The digital sports platform says it will use some of that money to launch a high school basketball league for kids who want to forgo college and start getting paid for playing immediately. Overtime claims to pull in 1.5 billion views per month across multiple platforms, reports 40 million social media followers and says that 88% of its audience is under the age of 35. That last number is arguably the most important to investors.

“I think that has to do with trying to identify the superstars earlier,” said Michael Goldman, associate professor of sports management at the University of San Francisco. “It’s also, I think, a recognition that there’s athleticism that’s happening younger.”

Goldman said when Overtime decided to go after another round of funding, it also helped that the group already had the financial support of Kevin Durant, Carmelo Anthony and other big-name NBA stars before it asked for cash from people like Jeff Bezos.

Dan Porter, Overtime’s CEO and co-founder, said the company’s business model blended live sports with social media, which young fans have gravitated toward.

“So I can show you something that happens on or off the field, or on or off the court, and nobody’s like, ‘Why did you post that, that didn’t happen on the court?’” Porter said.

Creating a sports media company is one thing, said veteran basketball writer Tommy Beer.
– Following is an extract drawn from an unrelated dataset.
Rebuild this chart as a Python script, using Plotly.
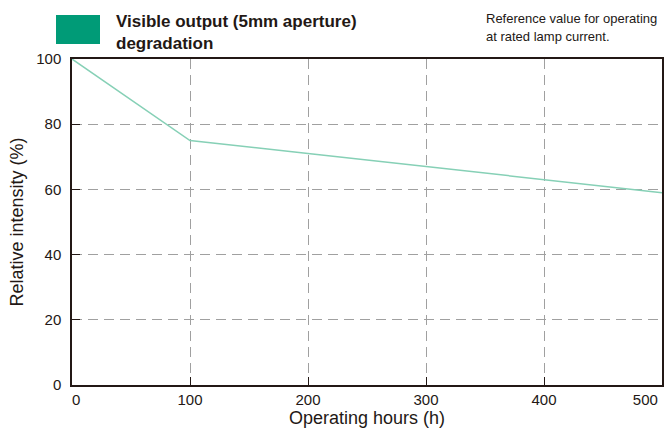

Creating a professional league that will have to compete with the NCAA and NBA, he said, is another –– and really expensive.

“The staff and the infrastructure to run a successful league, the referees and the things that we kind of take for granted,” Beer said, “I’d be surprised if it is overtly successful.”

Overtime is creating a new league in part so it has more content to highlight. David Berri, a professor of economics at Southern Utah University, is skeptical about that. “There is a finite amount of time in a day,” Berri said. “And if you are watching the coverage from this site, then you’re not going to another site.”